Nietrudno zauważyć, że bardzo istotną, żeby nie powiedzieć – decydującą rolę w uzyskaniu przez Polskę wysokiego udziału w unijnym eksporcie niektórych produktów odegrały zagraniczne inwestycje bezpośrednie, dokonane w naszym kraju przez czołowe firmy międzynarodowe. W przypadku autobusów są to np. Scania, Volvo, Caciamelli, telewizorów – LG Philips, Toshiba, Orion, Sharp, Funai, LG Electronics, opon – Michalin, Bridgestone i Good-year, dużego AGD – Electrolux, BSH, Indesit, Fagor Electrodomesticos, Daewoo Electronics czy Whirlpool, silników samochodowych – Toyota i Volkswagen.

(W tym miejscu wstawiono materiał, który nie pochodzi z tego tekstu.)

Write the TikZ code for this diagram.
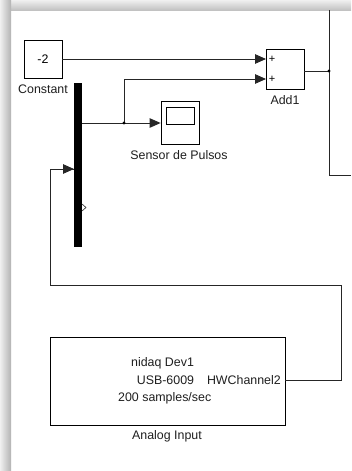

Przykłady można mnożyć. Dotyczą one praktycznie wszystkich branż, także takich, w których aż tak bardzo nie liczymy się w europejskim eksporcie. Należy tu wspomnieć np. o eksporcie samochodów osobowych. W pierwszym przypadku nasz udział w unijnym wywozie wynosi wprawdzie tylko 3,8 proc., ale na podmioty z kapitałem zagranicznym przypada niemal 100 proc. polskiego eksportu tych pojazdów). Jeśli natomiast chodzi o farmaceutyki, to polski udział w przekraczającym 200 mld euro unijnym eksporcie tych wyrobów wynosi niecały 1 proc., ale nasz wywóz tych artykułów w ponad 80 proc. realizowany jest przez firmy z kapitałem zagranicznym.
Dzięki transferowi technologii, unowocześnieniu produkcji, wykorzystaniu własnej marki i sieci zbytu, a w wielu przypadkach także wskutek obrotu wewnątrzkorporacyjnego, w stosunkowo krótkim czasie silnie wzrósł eksport tych produktów z Polski. Nie będzie przesady w stwierdzeniu, że zagraniczne inwestycje bezpośrednie są jedną z głównych form integracji naszej gospodarki ze światowym systemem ekonomicznym.

Zagraniczni liderzy

Według GUS wartość eksportu firm z kapitałem zagranicznym z naszego kraju w 2009 r. wyniosła ok. 260 mld zł, czyli prawie 60 mld euro. Stanowiło to nieco ponad 60 proc. całego polskiego eksportu towarowego w tymże roku.
W wielu branżach udział ten jest jednak zdecydowanie większy. Jak wynika z danych OECD, w przypadku eksportu maszyn biurowych i komputerów, pojazdów samochodowych oraz sprzętu RTV – przekracza on 95 proc., artykułów papierniczych i poligraficznych oraz farmaceutycznych – jest wyższy niż 80 proc., a wyrobów z gumy i tworzyw sztucznych oraz maszyn elektrycznych – wynosi ponad 70 proc.
Szacuje się, że działalnością eksportową zajmuje się ponad 80 proc. spośród funkcjonujących w Polsce 8,2 tys. firm z kapitałem zagranicznym, o zatrudnieniu powyżej 9 pracowników. To kilkakrotnie więcej niż wynosi ten sam wskaźnik liczony dla analogicznej wielkości przedsiębiorstw z kapitałem krajowym. Oceniany jest on ok. 30 proc.
Chociażby z tego tylko względu bardzo ważne jest przyciąganie nowych zagranicznych inwestycji bezpośrednich, zwłaszcza do sektorów najbardziej zaawansowanych technologicznie i proeksportowych. Byłoby jeszcze lepiej, gdyby napływ ten miał charakter względnie trwały, a przenoszenie przez inwestorów zagranicznych produkcji do innych krajów należało do rzadkości.